- **Task prompt**
Without including any pictures, write out the listing below exactly.

- **Data extract**

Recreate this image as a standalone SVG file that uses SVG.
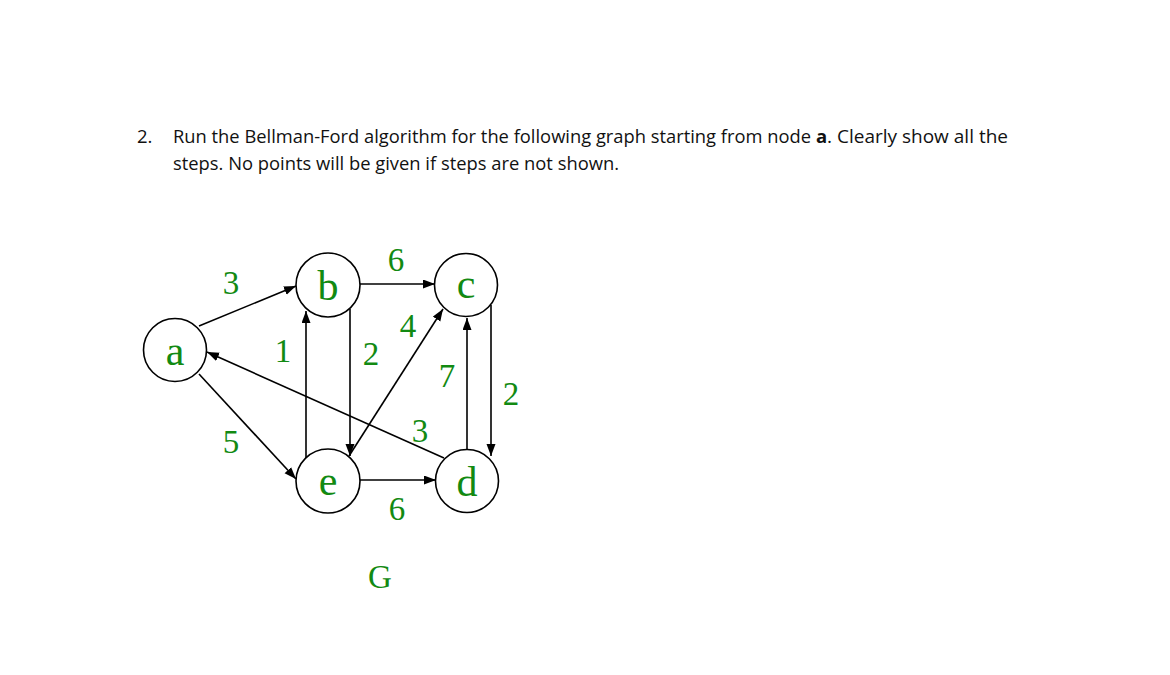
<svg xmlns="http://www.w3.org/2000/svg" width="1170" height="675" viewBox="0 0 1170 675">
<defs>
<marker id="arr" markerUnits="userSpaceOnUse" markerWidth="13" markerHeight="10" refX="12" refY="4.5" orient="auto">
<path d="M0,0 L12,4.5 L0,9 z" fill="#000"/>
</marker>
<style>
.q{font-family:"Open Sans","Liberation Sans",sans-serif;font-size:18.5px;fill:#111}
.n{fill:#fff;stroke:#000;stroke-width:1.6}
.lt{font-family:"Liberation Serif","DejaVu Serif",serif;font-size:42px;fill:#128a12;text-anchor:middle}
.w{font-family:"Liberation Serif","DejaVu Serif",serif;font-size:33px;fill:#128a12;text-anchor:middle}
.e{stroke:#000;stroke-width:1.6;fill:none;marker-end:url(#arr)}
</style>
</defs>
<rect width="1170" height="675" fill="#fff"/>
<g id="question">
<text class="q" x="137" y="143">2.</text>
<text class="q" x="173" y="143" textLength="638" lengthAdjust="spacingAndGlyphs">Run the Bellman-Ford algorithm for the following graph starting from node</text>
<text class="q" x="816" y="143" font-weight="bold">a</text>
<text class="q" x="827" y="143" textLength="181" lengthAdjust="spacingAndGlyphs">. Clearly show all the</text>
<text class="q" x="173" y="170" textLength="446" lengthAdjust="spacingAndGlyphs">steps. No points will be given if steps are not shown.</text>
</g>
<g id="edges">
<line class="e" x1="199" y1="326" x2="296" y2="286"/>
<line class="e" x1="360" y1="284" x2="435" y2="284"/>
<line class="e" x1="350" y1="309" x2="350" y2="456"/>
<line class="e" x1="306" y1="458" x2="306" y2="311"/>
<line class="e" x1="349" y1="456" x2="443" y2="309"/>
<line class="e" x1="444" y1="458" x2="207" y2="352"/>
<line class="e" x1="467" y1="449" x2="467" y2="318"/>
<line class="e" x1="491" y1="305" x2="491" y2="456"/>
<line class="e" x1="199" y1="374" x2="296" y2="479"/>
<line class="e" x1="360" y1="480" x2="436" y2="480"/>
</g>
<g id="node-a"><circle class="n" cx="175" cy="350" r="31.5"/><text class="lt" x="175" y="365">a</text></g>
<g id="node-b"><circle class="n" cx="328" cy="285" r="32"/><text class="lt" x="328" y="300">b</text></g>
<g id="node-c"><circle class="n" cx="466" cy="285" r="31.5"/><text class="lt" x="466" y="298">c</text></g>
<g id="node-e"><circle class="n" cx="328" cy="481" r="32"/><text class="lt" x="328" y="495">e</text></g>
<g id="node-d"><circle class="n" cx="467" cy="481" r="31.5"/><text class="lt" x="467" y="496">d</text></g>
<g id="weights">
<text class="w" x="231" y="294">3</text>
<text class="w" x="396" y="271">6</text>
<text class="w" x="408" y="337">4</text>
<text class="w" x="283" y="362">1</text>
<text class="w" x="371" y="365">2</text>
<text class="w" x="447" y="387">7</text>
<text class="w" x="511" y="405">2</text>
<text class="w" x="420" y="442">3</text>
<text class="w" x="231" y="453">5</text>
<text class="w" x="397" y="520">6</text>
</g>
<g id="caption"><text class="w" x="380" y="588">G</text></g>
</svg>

- **Output below**
Recreate this image as a standalone SVG file that uses SVG.
<svg xmlns="http://www.w3.org/2000/svg" width="1170" height="675" viewBox="0 0 1170 675">
<defs>
<marker id="arr" markerUnits="userSpaceOnUse" markerWidth="13" markerHeight="10" refX="12" refY="4.5" orient="auto">
<path d="M0,0 L12,4.5 L0,9 z" fill="#000"/>
</marker>
<style>
.q{font-family:"Open Sans","Liberation Sans",sans-serif;font-size:18.5px;fill:#111}
.n{fill:#fff;stroke:#000;stroke-width:1.6}
.lt{font-family:"Liberation Serif","DejaVu Serif",serif;font-size:42px;fill:#128a12;text-anchor:middle}
.w{font-family:"Liberation Serif","DejaVu Serif",serif;font-size:33px;fill:#128a12;text-anchor:middle}
.e{stroke:#000;stroke-width:1.6;fill:none;marker-end:url(#arr)}
</style>
</defs>
<rect width="1170" height="675" fill="#fff"/>
<g id="question">
<text class="q" x="137" y="143">2.</text>
<text class="q" x="173" y="143" textLength="638" lengthAdjust="spacingAndGlyphs">Run the Bellman-Ford algorithm for the following graph starting from node</text>
<text class="q" x="816" y="143" font-weight="bold">a</text>
<text class="q" x="827" y="143" textLength="181" lengthAdjust="spacingAndGlyphs">. Clearly show all the</text>
<text class="q" x="173" y="170" textLength="446" lengthAdjust="spacingAndGlyphs">steps. No points will be given if steps are not shown.</text>
</g>
<g id="edges">
<line class="e" x1="199" y1="326" x2="296" y2="286"/>
<line class="e" x1="360" y1="284" x2="435" y2="284"/>
<line class="e" x1="350" y1="309" x2="350" y2="456"/>
<line class="e" x1="306" y1="458" x2="306" y2="311"/>
<line class="e" x1="349" y1="456" x2="443" y2="309"/>
<line class="e" x1="444" y1="458" x2="207" y2="352"/>
<line class="e" x1="467" y1="449" x2="467" y2="318"/>
<line class="e" x1="491" y1="305" x2="491" y2="456"/>
<line class="e" x1="199" y1="374" x2="296" y2="479"/>
<line class="e" x1="360" y1="480" x2="436" y2="480"/>
</g>
<g id="node-a"><circle class="n" cx="175" cy="350" r="31.5"/><text class="lt" x="175" y="365">a</text></g>
<g id="node-b"><circle class="n" cx="328" cy="285" r="32"/><text class="lt" x="328" y="300">b</text></g>
<g id="node-c"><circle class="n" cx="466" cy="285" r="31.5"/><text class="lt" x="466" y="298">c</text></g>
<g id="node-e"><circle class="n" cx="328" cy="481" r="32"/><text class="lt" x="328" y="495">e</text></g>
<g id="node-d"><circle class="n" cx="467" cy="481" r="31.5"/><text class="lt" x="467" y="496">d</text></g>
<g id="weights">
<text class="w" x="231" y="294">3</text>
<text class="w" x="396" y="271">6</text>
<text class="w" x="408" y="337">4</text>
<text class="w" x="283" y="362">1</text>
<text class="w" x="371" y="365">2</text>
<text class="w" x="447" y="387">7</text>
<text class="w" x="511" y="405">2</text>
<text class="w" x="420" y="442">3</text>
<text class="w" x="231" y="453">5</text>
<text class="w" x="397" y="520">6</text>
</g>
<g id="caption"><text class="w" x="380" y="588">G</text></g>
</svg>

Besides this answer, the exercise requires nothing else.